# EXERCISE DIRECTIONS
Repeat only the lines below that run from the line with "Recreate this image" to the line with "ami_lower = [np.nan, 1.92, 1.10, 0.79, 0.73, 0.59, 0.52, 0.56]", ends included; skip every picture.

(Rows from a dataset of charts and code)
# # #

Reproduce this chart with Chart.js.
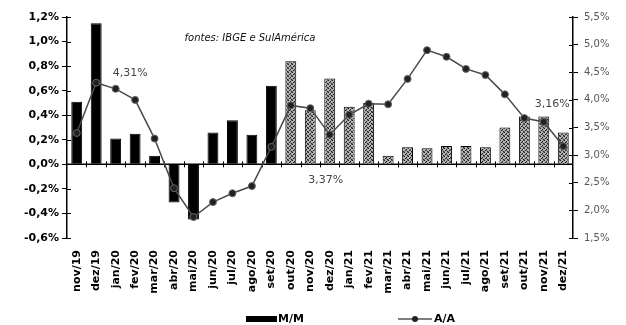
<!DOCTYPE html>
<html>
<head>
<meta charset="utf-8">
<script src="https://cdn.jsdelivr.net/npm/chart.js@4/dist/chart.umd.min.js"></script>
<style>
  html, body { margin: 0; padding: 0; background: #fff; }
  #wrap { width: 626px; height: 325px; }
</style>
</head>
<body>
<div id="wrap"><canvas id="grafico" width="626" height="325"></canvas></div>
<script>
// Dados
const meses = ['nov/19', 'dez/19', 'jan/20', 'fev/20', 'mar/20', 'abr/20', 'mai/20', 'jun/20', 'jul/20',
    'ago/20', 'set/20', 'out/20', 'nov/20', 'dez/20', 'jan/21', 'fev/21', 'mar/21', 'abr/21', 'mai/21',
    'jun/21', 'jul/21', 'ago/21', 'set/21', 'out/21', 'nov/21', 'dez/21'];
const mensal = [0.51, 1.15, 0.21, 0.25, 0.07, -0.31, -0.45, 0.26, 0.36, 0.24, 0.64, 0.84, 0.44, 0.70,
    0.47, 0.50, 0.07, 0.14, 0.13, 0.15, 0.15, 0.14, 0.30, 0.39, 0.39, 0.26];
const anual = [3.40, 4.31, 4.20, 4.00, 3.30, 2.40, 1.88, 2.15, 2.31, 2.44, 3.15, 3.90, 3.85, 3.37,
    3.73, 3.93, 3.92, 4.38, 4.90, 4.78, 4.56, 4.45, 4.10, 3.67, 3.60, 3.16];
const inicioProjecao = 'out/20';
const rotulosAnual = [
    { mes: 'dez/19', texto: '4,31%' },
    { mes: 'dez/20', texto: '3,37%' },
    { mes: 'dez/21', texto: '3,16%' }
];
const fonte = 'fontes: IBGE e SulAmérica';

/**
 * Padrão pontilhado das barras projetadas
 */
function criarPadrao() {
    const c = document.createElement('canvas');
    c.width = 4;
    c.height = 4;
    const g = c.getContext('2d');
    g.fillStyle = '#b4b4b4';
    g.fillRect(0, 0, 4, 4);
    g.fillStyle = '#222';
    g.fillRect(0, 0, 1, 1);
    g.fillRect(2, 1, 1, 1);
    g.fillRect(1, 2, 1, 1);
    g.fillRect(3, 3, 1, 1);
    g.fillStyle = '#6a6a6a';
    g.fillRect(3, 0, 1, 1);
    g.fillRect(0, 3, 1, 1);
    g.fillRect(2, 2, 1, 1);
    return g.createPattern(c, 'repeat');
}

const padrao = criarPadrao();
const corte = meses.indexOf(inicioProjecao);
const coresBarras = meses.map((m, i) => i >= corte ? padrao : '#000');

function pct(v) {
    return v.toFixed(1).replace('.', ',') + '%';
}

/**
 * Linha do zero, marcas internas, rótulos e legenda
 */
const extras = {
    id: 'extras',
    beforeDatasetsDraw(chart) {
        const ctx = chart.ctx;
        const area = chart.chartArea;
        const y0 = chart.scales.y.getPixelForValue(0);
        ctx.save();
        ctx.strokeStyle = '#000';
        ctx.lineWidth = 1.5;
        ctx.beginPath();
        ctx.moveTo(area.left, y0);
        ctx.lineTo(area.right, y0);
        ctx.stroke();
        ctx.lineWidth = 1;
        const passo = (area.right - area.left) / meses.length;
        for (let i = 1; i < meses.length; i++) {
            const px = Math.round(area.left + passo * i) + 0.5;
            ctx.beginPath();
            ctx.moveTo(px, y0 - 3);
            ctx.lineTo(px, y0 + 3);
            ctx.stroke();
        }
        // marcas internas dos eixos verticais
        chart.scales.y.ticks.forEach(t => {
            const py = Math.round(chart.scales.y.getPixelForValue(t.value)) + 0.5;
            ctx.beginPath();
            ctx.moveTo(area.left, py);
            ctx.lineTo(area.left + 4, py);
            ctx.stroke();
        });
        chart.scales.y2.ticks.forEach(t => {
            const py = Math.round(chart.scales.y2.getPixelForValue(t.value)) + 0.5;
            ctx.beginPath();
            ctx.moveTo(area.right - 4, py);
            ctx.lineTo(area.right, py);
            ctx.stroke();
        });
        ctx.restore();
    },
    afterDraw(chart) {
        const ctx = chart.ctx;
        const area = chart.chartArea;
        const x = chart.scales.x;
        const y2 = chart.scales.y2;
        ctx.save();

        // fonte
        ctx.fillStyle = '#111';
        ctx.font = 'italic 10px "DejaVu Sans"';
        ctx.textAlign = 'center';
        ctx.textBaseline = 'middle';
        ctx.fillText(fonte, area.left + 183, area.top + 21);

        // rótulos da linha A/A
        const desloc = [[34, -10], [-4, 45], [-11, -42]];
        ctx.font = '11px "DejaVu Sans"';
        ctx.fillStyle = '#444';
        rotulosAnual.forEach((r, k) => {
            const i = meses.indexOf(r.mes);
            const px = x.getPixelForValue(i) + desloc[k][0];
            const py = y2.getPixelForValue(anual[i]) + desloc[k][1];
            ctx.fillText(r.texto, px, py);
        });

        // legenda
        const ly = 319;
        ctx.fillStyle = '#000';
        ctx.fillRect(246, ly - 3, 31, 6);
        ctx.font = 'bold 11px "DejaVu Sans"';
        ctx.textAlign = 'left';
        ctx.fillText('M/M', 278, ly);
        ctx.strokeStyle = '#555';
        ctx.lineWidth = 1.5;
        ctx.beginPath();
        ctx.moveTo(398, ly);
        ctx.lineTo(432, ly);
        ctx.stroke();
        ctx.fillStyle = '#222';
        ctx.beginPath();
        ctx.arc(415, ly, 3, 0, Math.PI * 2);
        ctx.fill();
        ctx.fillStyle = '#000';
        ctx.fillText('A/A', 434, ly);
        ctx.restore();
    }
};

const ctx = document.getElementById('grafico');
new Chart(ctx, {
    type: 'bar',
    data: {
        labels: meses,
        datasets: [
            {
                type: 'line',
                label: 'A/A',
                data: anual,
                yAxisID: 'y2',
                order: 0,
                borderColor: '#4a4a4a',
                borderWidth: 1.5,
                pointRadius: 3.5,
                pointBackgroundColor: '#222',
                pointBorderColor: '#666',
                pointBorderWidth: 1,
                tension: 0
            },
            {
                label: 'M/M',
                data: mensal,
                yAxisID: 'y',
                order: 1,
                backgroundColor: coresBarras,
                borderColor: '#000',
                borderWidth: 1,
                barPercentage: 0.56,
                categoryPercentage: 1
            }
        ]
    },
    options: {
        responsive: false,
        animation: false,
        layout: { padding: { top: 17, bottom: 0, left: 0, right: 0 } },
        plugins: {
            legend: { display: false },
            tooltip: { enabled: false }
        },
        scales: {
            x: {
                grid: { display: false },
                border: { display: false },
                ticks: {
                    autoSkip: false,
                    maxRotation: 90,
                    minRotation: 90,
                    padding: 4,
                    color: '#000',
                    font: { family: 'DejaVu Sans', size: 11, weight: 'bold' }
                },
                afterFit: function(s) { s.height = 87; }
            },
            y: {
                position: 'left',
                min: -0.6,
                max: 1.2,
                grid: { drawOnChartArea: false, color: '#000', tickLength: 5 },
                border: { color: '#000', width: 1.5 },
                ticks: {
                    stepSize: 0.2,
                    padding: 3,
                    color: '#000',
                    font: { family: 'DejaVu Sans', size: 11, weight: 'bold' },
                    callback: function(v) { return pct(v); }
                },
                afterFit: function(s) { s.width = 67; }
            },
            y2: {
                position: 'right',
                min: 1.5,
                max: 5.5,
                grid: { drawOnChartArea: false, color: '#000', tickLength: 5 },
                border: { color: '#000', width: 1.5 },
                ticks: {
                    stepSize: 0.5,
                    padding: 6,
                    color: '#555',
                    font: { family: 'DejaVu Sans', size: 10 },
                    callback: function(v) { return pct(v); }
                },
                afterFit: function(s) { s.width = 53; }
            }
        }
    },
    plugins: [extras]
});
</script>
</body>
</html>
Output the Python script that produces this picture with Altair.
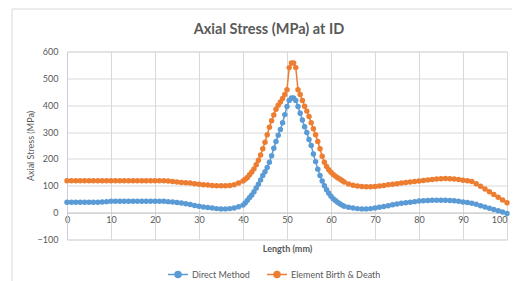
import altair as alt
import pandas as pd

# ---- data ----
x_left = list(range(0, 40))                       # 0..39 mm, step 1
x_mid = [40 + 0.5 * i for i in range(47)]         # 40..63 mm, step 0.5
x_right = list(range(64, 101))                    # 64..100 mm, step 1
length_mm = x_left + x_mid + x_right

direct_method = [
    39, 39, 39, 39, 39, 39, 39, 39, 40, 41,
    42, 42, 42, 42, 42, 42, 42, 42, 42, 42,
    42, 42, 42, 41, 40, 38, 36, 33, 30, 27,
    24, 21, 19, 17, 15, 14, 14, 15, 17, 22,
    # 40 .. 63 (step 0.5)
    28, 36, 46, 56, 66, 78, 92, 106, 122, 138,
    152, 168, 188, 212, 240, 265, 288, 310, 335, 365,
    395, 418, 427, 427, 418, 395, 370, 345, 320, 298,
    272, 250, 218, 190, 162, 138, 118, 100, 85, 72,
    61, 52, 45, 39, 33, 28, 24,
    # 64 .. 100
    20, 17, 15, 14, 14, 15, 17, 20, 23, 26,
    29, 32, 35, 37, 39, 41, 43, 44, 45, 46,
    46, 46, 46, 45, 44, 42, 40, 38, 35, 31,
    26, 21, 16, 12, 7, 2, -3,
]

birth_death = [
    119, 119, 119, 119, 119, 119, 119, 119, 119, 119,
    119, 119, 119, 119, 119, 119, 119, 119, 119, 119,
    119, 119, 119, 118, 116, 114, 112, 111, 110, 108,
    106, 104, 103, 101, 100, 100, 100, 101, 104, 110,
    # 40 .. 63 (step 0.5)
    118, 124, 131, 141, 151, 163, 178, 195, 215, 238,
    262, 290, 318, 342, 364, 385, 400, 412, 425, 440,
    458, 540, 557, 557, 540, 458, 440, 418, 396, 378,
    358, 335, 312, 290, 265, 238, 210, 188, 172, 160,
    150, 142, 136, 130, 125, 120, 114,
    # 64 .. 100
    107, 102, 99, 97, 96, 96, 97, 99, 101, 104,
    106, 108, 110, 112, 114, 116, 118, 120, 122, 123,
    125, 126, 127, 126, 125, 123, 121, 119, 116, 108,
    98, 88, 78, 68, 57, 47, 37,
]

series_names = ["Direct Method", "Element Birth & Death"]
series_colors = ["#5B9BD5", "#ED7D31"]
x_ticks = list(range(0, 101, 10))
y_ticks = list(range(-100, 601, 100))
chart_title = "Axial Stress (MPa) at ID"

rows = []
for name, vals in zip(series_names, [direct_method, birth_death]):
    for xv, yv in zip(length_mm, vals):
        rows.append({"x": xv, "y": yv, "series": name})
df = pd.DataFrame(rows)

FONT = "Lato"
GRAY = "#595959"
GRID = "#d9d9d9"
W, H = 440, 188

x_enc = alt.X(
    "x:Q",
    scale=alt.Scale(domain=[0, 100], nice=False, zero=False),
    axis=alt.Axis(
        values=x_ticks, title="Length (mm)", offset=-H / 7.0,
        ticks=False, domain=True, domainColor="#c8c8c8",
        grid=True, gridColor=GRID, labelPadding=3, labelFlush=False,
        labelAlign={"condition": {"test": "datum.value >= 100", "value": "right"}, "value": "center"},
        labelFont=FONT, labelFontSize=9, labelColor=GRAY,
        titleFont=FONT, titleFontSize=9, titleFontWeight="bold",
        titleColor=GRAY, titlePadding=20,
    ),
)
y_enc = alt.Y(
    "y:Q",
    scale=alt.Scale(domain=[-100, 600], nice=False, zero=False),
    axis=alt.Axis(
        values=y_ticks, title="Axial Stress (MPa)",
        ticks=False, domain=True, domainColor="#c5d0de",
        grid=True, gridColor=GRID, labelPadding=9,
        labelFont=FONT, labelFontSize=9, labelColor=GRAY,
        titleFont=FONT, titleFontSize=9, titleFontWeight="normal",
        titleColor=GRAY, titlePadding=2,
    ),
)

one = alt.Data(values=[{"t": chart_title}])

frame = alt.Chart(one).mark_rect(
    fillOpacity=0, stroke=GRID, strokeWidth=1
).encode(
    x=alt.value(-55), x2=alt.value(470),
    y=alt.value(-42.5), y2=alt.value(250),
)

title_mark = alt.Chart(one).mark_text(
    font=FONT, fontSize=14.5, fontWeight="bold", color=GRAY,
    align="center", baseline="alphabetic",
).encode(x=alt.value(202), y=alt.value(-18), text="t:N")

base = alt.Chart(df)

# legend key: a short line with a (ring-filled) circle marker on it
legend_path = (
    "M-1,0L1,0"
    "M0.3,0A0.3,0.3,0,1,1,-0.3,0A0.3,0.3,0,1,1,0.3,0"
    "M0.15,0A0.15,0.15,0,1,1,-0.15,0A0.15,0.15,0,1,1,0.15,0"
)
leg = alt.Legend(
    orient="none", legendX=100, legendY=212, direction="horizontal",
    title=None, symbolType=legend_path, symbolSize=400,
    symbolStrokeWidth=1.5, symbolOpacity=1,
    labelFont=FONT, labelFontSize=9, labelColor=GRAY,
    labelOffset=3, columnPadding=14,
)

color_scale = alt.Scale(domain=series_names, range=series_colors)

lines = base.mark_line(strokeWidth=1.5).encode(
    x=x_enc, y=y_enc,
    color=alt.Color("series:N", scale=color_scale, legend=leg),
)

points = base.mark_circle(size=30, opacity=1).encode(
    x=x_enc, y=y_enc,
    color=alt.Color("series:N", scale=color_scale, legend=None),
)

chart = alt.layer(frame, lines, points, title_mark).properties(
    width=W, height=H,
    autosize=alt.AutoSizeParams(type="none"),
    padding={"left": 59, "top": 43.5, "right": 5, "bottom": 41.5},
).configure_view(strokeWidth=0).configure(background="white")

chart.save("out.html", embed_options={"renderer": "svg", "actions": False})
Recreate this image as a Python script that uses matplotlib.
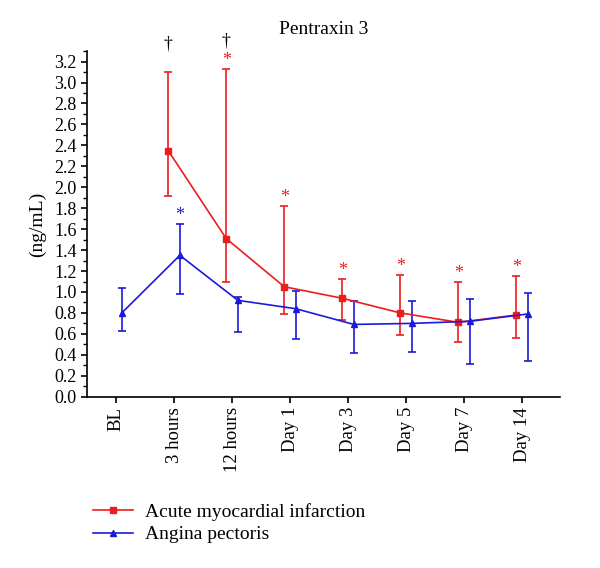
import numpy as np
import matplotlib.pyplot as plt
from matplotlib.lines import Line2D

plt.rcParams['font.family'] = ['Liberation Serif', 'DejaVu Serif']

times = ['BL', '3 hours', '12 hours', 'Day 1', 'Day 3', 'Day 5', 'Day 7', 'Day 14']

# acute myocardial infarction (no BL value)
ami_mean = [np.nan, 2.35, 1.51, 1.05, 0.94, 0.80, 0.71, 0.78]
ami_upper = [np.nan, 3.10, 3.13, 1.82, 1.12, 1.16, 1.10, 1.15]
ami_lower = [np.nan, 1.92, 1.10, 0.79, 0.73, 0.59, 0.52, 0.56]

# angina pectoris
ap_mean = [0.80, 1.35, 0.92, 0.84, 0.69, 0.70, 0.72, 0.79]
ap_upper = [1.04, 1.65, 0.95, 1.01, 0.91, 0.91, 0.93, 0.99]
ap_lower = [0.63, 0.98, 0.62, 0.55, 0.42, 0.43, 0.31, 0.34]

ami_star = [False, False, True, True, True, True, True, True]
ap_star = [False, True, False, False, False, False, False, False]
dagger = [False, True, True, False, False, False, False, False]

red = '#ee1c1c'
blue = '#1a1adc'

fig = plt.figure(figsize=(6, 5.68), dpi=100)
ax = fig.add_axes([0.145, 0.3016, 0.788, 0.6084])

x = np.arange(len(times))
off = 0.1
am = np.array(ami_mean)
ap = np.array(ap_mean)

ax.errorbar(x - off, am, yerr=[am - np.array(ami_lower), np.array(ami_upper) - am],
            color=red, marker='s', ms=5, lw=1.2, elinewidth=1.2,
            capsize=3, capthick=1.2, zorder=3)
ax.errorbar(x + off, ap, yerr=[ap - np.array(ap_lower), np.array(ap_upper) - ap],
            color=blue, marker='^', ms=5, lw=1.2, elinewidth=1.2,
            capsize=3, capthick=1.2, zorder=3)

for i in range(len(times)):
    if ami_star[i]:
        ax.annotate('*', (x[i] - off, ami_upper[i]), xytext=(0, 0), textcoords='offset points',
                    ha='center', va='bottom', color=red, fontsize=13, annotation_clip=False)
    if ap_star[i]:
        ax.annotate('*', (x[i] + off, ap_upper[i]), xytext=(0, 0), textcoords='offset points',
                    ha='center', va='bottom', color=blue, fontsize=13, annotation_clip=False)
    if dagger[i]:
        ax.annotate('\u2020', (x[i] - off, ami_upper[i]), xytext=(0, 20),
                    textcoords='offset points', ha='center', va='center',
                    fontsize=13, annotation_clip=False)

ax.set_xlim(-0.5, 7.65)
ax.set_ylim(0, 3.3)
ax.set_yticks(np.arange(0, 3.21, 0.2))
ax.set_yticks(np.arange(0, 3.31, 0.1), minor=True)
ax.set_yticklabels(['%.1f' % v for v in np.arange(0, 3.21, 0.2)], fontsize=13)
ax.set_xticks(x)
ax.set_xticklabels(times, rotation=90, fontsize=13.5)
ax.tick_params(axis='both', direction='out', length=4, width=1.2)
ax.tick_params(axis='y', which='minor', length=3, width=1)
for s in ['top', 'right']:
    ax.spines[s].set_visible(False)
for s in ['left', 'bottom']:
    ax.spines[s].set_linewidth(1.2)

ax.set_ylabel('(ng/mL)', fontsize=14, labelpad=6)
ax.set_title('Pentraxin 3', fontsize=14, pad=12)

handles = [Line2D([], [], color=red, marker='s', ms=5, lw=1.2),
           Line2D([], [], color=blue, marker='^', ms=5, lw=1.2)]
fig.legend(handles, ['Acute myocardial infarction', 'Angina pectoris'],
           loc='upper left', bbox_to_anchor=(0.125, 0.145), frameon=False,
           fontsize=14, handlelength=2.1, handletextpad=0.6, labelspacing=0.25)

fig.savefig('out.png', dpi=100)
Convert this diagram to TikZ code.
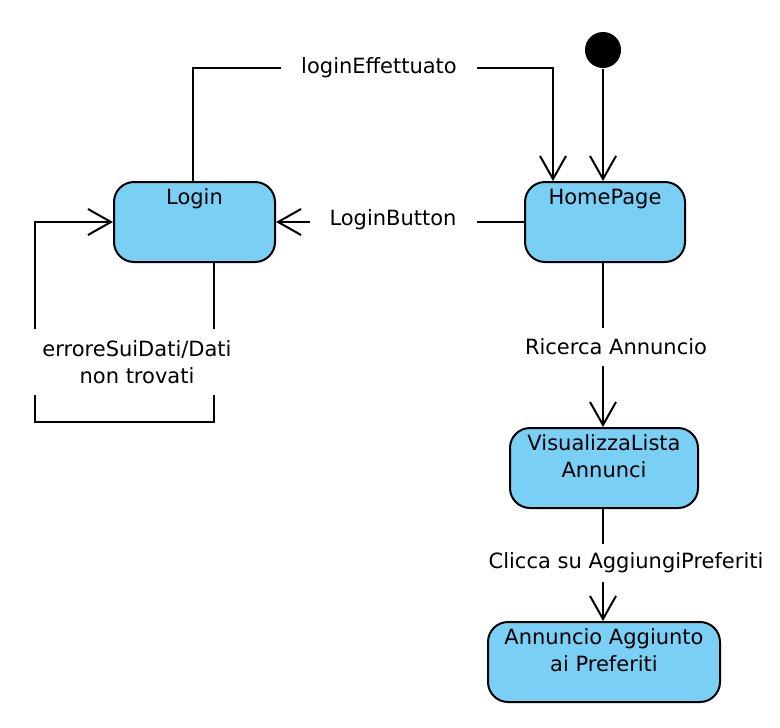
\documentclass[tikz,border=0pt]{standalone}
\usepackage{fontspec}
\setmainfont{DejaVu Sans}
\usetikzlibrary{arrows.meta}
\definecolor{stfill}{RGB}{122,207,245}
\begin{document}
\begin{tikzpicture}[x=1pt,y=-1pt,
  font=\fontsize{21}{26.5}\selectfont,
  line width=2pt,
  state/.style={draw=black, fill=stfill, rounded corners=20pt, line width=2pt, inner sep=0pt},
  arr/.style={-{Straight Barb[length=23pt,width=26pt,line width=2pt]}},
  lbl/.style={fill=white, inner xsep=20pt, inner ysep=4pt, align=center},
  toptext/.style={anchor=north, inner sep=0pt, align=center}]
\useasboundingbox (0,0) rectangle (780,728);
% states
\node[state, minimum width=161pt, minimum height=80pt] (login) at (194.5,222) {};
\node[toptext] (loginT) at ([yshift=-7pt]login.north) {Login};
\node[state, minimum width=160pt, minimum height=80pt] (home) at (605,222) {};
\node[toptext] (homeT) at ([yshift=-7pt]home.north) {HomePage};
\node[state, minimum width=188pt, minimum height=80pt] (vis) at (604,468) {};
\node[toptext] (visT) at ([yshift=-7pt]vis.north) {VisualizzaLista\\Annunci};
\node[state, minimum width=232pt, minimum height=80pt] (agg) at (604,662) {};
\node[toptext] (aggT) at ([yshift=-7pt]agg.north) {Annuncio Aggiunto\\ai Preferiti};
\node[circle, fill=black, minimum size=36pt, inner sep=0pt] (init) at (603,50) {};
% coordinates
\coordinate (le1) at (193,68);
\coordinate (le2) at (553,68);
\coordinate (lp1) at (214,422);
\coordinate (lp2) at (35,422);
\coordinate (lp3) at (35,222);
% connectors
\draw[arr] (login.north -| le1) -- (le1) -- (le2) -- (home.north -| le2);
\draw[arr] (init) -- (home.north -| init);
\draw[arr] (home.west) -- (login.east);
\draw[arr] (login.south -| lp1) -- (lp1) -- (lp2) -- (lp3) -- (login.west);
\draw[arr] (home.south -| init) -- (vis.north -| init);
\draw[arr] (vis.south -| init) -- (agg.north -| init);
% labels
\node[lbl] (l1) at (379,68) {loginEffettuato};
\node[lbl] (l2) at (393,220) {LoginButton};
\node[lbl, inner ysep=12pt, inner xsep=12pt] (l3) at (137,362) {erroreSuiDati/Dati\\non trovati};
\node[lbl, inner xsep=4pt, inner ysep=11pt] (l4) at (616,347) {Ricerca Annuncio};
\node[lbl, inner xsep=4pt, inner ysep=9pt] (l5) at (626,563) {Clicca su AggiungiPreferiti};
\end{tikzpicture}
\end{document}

# # #

# OUTPUT FOR THIS TASK
Recreate this image as a Python script that uses matplotlib.
import numpy as np
import matplotlib.pyplot as plt
from matplotlib.lines import Line2D

plt.rcParams['font.family'] = ['Liberation Serif', 'DejaVu Serif']

times = ['BL', '3 hours', '12 hours', 'Day 1', 'Day 3', 'Day 5', 'Day 7', 'Day 14']

# acute myocardial infarction (no BL value)
ami_mean = [np.nan, 2.35, 1.51, 1.05, 0.94, 0.80, 0.71, 0.78]
ami_upper = [np.nan, 3.10, 3.13, 1.82, 1.12, 1.16, 1.10, 1.15]
ami_lower = [np.nan, 1.92, 1.10, 0.79, 0.73, 0.59, 0.52, 0.56]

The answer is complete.